Task requirements. Find each line with the string "this" and copy it.

Raw records.
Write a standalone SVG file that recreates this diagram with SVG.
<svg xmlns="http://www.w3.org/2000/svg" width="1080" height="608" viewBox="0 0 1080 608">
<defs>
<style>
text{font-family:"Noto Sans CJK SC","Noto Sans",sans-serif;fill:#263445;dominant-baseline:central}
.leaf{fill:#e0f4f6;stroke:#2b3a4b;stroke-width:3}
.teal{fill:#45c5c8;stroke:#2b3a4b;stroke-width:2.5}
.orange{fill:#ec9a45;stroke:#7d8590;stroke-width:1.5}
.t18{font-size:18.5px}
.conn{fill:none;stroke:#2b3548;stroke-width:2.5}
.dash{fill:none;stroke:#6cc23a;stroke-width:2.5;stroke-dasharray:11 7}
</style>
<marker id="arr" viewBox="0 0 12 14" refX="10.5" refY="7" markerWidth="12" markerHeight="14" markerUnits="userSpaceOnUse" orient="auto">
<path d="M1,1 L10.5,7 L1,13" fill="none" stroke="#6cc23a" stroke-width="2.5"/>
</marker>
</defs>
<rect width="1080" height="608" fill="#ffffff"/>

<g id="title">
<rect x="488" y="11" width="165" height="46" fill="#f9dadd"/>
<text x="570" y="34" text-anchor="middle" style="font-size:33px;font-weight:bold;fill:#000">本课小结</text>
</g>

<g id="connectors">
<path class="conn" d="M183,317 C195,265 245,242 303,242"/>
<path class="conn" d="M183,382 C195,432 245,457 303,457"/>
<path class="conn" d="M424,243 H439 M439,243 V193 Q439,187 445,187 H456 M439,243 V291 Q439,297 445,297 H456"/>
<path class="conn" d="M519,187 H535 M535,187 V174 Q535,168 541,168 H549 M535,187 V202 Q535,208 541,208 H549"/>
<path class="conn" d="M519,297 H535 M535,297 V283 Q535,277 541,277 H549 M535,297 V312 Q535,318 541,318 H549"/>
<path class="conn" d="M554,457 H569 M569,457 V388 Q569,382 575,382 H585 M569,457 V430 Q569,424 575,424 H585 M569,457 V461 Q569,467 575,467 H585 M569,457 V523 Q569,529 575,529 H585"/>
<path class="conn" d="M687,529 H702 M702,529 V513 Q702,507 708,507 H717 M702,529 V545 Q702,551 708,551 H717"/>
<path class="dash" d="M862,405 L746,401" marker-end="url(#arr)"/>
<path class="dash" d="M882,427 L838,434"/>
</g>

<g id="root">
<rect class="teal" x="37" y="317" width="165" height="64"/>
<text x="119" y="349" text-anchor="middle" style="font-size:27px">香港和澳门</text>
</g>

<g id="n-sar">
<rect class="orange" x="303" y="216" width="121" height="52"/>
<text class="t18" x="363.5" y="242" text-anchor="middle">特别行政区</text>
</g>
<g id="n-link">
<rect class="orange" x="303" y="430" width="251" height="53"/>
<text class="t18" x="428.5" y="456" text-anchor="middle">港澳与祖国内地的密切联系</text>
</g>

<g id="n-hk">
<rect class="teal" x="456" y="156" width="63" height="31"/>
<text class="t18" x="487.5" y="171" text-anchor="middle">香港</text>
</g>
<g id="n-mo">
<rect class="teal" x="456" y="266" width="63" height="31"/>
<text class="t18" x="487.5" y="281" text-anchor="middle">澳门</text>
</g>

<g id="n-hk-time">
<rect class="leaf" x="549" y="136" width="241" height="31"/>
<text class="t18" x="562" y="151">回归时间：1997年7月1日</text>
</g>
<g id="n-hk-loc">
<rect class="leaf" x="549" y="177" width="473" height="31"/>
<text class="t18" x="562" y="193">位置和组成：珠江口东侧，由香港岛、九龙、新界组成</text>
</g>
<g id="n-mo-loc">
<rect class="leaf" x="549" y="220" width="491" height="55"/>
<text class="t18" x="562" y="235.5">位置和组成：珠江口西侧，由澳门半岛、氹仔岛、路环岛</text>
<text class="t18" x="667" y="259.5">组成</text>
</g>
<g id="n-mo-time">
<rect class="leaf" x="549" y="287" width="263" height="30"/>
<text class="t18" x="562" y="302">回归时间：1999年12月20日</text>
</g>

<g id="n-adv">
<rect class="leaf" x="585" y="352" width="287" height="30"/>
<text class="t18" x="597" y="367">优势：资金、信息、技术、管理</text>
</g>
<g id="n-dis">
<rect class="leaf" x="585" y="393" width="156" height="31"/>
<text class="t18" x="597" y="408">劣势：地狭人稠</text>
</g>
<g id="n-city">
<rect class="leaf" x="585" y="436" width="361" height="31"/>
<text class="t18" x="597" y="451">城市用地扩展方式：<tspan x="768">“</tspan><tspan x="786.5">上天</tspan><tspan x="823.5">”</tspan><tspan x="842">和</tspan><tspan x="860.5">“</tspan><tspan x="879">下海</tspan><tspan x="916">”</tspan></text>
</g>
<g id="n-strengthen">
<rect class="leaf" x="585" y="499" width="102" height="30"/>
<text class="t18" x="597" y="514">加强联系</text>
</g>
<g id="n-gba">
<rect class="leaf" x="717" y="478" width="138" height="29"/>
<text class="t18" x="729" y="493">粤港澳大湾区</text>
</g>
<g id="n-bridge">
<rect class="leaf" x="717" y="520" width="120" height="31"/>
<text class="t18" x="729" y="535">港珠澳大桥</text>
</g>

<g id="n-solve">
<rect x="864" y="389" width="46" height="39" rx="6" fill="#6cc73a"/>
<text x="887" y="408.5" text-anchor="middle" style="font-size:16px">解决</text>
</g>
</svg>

---

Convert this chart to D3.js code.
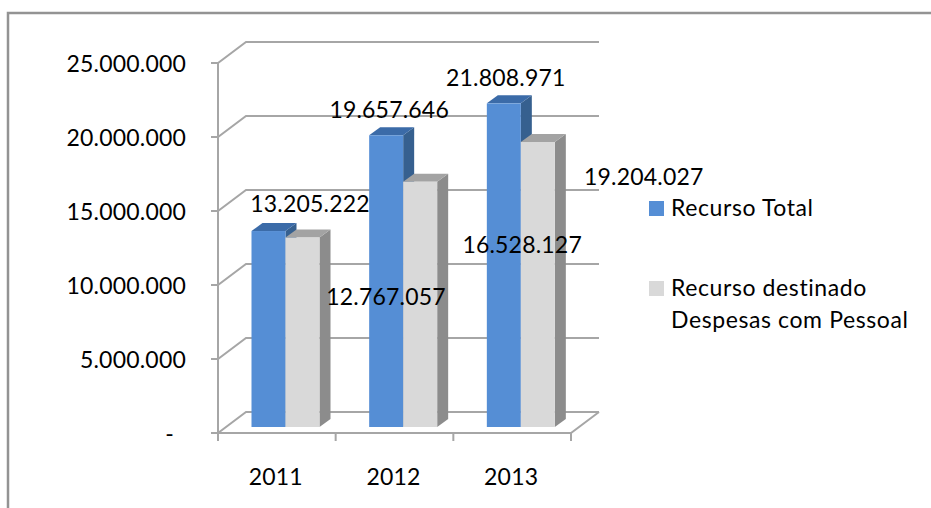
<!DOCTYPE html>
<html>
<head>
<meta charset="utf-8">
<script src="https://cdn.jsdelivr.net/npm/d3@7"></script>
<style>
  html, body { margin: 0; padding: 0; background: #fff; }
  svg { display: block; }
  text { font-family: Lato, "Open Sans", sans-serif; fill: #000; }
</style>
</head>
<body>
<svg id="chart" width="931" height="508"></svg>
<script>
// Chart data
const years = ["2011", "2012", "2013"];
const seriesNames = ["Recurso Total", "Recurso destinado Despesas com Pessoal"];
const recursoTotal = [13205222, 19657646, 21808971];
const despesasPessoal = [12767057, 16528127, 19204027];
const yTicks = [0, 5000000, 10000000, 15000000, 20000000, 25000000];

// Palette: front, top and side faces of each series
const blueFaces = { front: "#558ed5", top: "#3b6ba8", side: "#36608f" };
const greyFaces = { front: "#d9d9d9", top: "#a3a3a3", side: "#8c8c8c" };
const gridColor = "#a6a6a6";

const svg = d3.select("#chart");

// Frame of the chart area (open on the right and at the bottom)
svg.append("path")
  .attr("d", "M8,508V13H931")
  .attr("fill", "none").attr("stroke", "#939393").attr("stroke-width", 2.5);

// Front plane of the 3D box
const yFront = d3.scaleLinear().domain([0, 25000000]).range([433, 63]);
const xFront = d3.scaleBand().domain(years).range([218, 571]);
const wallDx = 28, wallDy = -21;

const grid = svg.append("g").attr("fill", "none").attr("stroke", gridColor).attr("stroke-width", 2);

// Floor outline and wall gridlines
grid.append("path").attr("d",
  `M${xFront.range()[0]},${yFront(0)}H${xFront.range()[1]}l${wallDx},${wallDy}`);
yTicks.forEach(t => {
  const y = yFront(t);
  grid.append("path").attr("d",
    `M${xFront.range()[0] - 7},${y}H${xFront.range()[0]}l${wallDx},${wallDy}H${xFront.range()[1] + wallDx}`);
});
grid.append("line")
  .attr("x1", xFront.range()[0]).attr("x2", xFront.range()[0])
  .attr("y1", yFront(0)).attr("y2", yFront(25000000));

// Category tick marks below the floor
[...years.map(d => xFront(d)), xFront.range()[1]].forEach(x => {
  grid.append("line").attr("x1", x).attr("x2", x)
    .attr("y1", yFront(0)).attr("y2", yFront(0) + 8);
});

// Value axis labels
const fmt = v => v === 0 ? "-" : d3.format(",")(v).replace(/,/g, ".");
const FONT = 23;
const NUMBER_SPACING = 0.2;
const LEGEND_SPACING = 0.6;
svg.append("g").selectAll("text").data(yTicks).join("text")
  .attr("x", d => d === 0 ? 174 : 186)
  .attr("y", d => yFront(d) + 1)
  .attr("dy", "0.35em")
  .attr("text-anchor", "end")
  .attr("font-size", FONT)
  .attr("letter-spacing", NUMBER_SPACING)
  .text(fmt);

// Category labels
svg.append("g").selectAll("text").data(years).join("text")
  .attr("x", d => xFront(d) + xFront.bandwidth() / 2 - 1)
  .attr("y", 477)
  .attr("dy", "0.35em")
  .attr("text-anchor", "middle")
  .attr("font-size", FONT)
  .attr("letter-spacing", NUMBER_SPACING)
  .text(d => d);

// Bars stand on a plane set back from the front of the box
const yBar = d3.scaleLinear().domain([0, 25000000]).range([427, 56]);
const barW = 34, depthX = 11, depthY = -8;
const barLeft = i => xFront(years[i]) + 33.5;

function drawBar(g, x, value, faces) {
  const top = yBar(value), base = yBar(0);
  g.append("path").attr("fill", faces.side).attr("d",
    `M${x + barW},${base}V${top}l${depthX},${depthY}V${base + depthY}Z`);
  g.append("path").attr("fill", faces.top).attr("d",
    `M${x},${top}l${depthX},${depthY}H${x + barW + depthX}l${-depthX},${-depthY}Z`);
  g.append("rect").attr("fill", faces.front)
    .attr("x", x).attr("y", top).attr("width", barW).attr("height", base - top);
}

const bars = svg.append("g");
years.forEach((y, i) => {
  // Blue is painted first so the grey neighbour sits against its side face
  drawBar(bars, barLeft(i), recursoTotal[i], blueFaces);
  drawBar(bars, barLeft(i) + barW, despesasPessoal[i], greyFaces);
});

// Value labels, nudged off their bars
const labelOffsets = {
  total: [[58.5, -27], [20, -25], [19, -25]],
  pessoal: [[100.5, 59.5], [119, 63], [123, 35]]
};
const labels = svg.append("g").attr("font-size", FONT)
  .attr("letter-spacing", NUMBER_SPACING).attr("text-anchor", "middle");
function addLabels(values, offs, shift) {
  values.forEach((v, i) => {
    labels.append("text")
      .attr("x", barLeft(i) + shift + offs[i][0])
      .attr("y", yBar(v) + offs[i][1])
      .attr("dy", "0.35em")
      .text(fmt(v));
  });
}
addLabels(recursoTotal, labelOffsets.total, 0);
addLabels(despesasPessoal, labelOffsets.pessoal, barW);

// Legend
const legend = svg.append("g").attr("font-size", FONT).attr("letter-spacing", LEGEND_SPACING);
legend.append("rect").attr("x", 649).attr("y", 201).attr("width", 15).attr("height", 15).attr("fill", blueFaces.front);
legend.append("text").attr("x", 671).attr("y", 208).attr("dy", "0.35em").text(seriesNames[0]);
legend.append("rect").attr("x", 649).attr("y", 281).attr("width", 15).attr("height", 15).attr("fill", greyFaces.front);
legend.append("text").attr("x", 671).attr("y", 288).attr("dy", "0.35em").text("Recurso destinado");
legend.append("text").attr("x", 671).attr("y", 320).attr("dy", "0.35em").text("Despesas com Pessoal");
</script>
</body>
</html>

Completed task.
Write a standalone SVG file that recreates this diagram with SVG.
Convert this chart to D3.js code.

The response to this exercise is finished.